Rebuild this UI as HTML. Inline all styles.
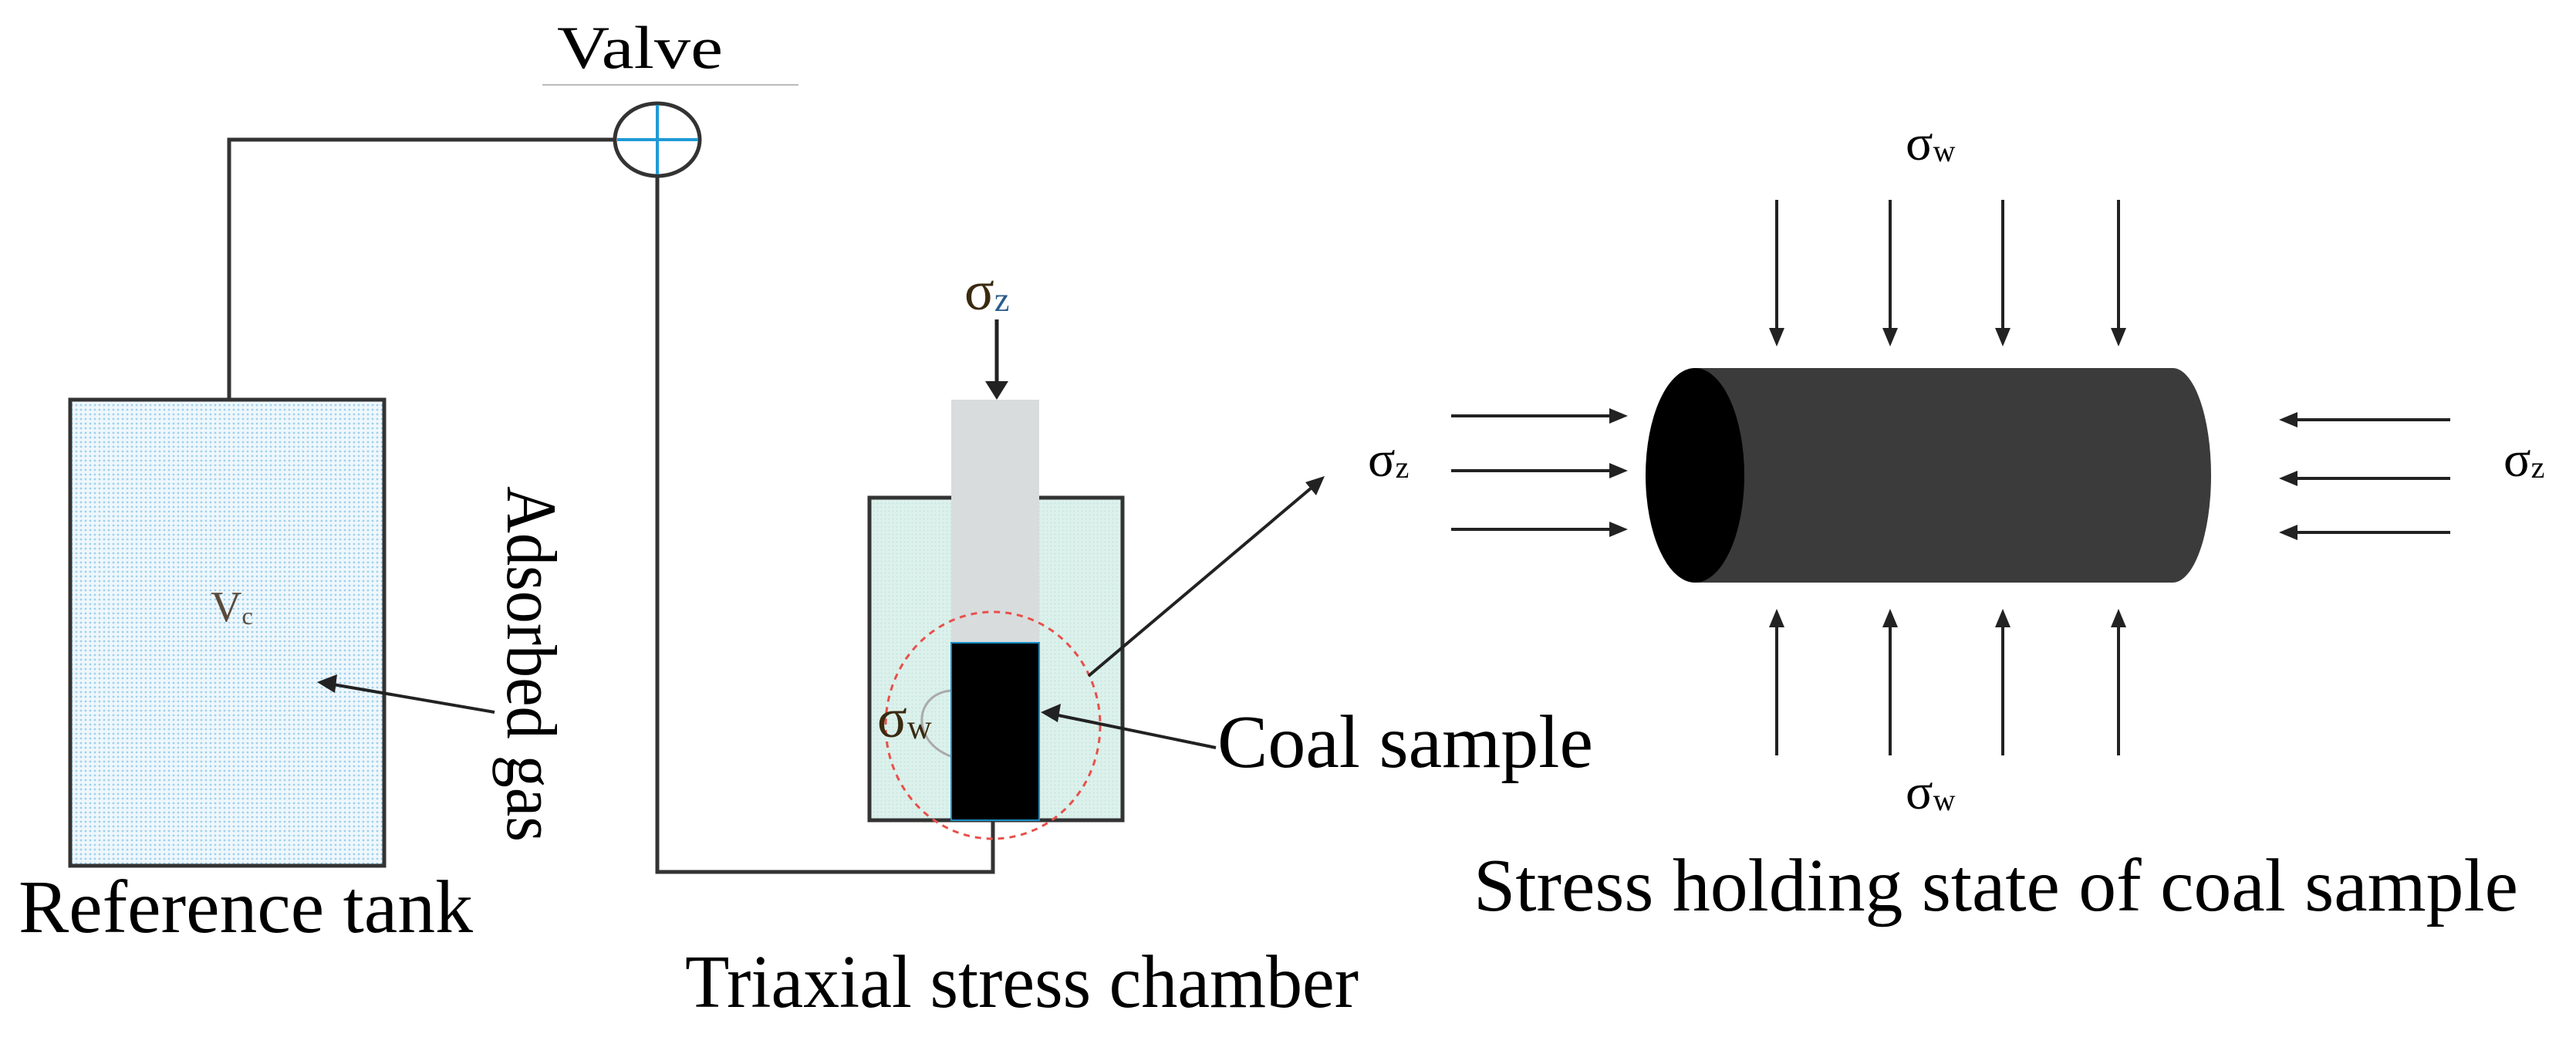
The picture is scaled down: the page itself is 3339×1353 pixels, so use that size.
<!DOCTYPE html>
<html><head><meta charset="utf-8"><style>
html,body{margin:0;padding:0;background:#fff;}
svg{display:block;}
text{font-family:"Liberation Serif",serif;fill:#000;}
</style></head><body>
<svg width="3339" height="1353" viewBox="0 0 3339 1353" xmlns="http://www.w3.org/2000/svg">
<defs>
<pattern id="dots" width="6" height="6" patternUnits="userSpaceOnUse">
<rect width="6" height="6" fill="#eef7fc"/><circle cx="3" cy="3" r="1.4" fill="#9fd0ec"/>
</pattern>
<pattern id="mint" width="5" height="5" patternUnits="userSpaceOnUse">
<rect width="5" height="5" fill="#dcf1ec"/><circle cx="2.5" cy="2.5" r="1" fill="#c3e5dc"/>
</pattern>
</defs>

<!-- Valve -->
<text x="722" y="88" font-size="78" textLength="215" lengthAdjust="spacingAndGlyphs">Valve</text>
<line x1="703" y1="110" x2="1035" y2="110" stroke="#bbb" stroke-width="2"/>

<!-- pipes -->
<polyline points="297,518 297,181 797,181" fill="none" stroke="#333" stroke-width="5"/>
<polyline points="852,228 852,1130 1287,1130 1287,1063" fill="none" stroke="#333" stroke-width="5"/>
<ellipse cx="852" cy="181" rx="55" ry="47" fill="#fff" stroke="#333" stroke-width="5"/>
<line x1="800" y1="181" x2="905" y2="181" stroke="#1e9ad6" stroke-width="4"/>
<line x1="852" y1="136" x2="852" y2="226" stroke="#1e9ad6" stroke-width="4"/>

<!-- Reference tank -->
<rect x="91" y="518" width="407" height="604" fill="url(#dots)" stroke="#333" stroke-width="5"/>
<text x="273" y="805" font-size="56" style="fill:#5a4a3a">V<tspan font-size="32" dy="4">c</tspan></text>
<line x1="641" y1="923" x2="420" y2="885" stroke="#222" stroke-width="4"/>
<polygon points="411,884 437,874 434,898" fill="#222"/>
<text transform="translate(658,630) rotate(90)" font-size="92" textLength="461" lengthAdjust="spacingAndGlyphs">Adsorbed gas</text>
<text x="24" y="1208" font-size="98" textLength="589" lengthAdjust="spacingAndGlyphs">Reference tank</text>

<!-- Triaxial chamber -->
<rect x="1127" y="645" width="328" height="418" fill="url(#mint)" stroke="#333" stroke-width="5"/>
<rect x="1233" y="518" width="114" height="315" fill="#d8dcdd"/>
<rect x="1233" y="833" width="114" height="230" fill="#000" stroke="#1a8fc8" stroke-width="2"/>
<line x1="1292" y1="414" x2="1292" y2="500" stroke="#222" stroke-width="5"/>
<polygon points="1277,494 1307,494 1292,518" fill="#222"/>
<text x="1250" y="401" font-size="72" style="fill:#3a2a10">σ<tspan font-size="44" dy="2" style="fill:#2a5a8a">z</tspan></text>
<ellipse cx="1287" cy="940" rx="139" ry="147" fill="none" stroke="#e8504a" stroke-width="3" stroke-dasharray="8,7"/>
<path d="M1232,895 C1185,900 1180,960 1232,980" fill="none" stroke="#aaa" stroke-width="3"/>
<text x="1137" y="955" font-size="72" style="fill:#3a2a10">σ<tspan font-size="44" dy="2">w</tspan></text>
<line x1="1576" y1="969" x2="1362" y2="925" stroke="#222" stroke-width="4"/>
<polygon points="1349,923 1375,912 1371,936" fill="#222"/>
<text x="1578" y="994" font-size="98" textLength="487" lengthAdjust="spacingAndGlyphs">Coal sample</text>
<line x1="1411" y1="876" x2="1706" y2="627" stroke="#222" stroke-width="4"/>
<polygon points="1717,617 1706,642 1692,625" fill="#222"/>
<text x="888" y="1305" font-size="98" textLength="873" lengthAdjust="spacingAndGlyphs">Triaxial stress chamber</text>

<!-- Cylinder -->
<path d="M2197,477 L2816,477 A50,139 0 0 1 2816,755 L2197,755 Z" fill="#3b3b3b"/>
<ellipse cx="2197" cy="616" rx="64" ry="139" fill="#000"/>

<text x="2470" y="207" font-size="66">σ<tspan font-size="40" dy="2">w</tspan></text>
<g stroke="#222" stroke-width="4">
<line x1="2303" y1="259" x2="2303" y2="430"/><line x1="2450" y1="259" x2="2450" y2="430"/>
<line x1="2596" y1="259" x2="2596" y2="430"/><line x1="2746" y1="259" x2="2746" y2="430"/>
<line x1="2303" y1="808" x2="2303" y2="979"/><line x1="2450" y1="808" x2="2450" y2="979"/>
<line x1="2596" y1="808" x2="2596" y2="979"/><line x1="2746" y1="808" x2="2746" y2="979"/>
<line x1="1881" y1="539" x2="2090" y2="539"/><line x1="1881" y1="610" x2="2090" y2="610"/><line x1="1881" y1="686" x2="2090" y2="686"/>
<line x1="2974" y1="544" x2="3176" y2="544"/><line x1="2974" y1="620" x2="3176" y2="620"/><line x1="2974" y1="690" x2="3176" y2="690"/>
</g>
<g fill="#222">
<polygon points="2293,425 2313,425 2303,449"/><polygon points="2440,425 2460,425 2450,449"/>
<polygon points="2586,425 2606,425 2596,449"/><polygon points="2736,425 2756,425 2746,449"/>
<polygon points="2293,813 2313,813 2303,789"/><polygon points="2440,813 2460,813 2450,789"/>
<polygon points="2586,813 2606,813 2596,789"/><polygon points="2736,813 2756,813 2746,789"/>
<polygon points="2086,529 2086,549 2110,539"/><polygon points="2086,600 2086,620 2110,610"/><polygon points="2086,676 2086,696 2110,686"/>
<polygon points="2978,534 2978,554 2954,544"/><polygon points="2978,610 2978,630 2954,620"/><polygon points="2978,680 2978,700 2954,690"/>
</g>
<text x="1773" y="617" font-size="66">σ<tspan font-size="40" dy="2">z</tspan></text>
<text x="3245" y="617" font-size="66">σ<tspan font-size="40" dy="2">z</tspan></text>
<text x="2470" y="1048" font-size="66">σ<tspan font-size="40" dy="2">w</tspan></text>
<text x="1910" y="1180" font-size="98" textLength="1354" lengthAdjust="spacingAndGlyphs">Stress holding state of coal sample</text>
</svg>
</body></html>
#####
Every line above should be returned exactly; the pictures stay out.

= Written reply =
Rebuild this UI as HTML. Inline all styles.
The picture is scaled down: the page itself is 3339×1353 pixels, so use that size.
<!DOCTYPE html>
<html><head><meta charset="utf-8"><style>
html,body{margin:0;padding:0;background:#fff;}
svg{display:block;}
text{font-family:"Liberation Serif",serif;fill:#000;}
</style></head><body>
<svg width="3339" height="1353" viewBox="0 0 3339 1353" xmlns="http://www.w3.org/2000/svg">
<defs>
<pattern id="dots" width="6" height="6" patternUnits="userSpaceOnUse">
<rect width="6" height="6" fill="#eef7fc"/><circle cx="3" cy="3" r="1.4" fill="#9fd0ec"/>
</pattern>
<pattern id="mint" width="5" height="5" patternUnits="userSpaceOnUse">
<rect width="5" height="5" fill="#dcf1ec"/><circle cx="2.5" cy="2.5" r="1" fill="#c3e5dc"/>
</pattern>
</defs>

<!-- Valve -->
<text x="722" y="88" font-size="78" textLength="215" lengthAdjust="spacingAndGlyphs">Valve</text>
<line x1="703" y1="110" x2="1035" y2="110" stroke="#bbb" stroke-width="2"/>

<!-- pipes -->
<polyline points="297,518 297,181 797,181" fill="none" stroke="#333" stroke-width="5"/>
<polyline points="852,228 852,1130 1287,1130 1287,1063" fill="none" stroke="#333" stroke-width="5"/>
<ellipse cx="852" cy="181" rx="55" ry="47" fill="#fff" stroke="#333" stroke-width="5"/>
<line x1="800" y1="181" x2="905" y2="181" stroke="#1e9ad6" stroke-width="4"/>
<line x1="852" y1="136" x2="852" y2="226" stroke="#1e9ad6" stroke-width="4"/>

<!-- Reference tank -->
<rect x="91" y="518" width="407" height="604" fill="url(#dots)" stroke="#333" stroke-width="5"/>
<text x="273" y="805" font-size="56" style="fill:#5a4a3a">V<tspan font-size="32" dy="4">c</tspan></text>
<line x1="641" y1="923" x2="420" y2="885" stroke="#222" stroke-width="4"/>
<polygon points="411,884 437,874 434,898" fill="#222"/>
<text transform="translate(658,630) rotate(90)" font-size="92" textLength="461" lengthAdjust="spacingAndGlyphs">Adsorbed gas</text>
<text x="24" y="1208" font-size="98" textLength="589" lengthAdjust="spacingAndGlyphs">Reference tank</text>

<!-- Triaxial chamber -->
<rect x="1127" y="645" width="328" height="418" fill="url(#mint)" stroke="#333" stroke-width="5"/>
<rect x="1233" y="518" width="114" height="315" fill="#d8dcdd"/>
<rect x="1233" y="833" width="114" height="230" fill="#000" stroke="#1a8fc8" stroke-width="2"/>
<line x1="1292" y1="414" x2="1292" y2="500" stroke="#222" stroke-width="5"/>
<polygon points="1277,494 1307,494 1292,518" fill="#222"/>
<text x="1250" y="401" font-size="72" style="fill:#3a2a10">σ<tspan font-size="44" dy="2" style="fill:#2a5a8a">z</tspan></text>
<ellipse cx="1287" cy="940" rx="139" ry="147" fill="none" stroke="#e8504a" stroke-width="3" stroke-dasharray="8,7"/>
<path d="M1232,895 C1185,900 1180,960 1232,980" fill="none" stroke="#aaa" stroke-width="3"/>
<text x="1137" y="955" font-size="72" style="fill:#3a2a10">σ<tspan font-size="44" dy="2">w</tspan></text>
<line x1="1576" y1="969" x2="1362" y2="925" stroke="#222" stroke-width="4"/>
<polygon points="1349,923 1375,912 1371,936" fill="#222"/>
<text x="1578" y="994" font-size="98" textLength="487" lengthAdjust="spacingAndGlyphs">Coal sample</text>
<line x1="1411" y1="876" x2="1706" y2="627" stroke="#222" stroke-width="4"/>
<polygon points="1717,617 1706,642 1692,625" fill="#222"/>
<text x="888" y="1305" font-size="98" textLength="873" lengthAdjust="spacingAndGlyphs">Triaxial stress chamber</text>

<!-- Cylinder -->
<path d="M2197,477 L2816,477 A50,139 0 0 1 2816,755 L2197,755 Z" fill="#3b3b3b"/>
<ellipse cx="2197" cy="616" rx="64" ry="139" fill="#000"/>

<text x="2470" y="207" font-size="66">σ<tspan font-size="40" dy="2">w</tspan></text>
<g stroke="#222" stroke-width="4">
<line x1="2303" y1="259" x2="2303" y2="430"/><line x1="2450" y1="259" x2="2450" y2="430"/>
<line x1="2596" y1="259" x2="2596" y2="430"/><line x1="2746" y1="259" x2="2746" y2="430"/>
<line x1="2303" y1="808" x2="2303" y2="979"/><line x1="2450" y1="808" x2="2450" y2="979"/>
<line x1="2596" y1="808" x2="2596" y2="979"/><line x1="2746" y1="808" x2="2746" y2="979"/>
<line x1="1881" y1="539" x2="2090" y2="539"/><line x1="1881" y1="610" x2="2090" y2="610"/><line x1="1881" y1="686" x2="2090" y2="686"/>
<line x1="2974" y1="544" x2="3176" y2="544"/><line x1="2974" y1="620" x2="3176" y2="620"/><line x1="2974" y1="690" x2="3176" y2="690"/>
</g>
<g fill="#222">
<polygon points="2293,425 2313,425 2303,449"/><polygon points="2440,425 2460,425 2450,449"/>
<polygon points="2586,425 2606,425 2596,449"/><polygon points="2736,425 2756,425 2746,449"/>
<polygon points="2293,813 2313,813 2303,789"/><polygon points="2440,813 2460,813 2450,789"/>
<polygon points="2586,813 2606,813 2596,789"/><polygon points="2736,813 2756,813 2746,789"/>
<polygon points="2086,529 2086,549 2110,539"/><polygon points="2086,600 2086,620 2110,610"/><polygon points="2086,676 2086,696 2110,686"/>
<polygon points="2978,534 2978,554 2954,544"/><polygon points="2978,610 2978,630 2954,620"/><polygon points="2978,680 2978,700 2954,690"/>
</g>
<text x="1773" y="617" font-size="66">σ<tspan font-size="40" dy="2">z</tspan></text>
<text x="3245" y="617" font-size="66">σ<tspan font-size="40" dy="2">z</tspan></text>
<text x="2470" y="1048" font-size="66">σ<tspan font-size="40" dy="2">w</tspan></text>
<text x="1910" y="1180" font-size="98" textLength="1354" lengthAdjust="spacingAndGlyphs">Stress holding state of coal sample</text>
</svg>
</body></html>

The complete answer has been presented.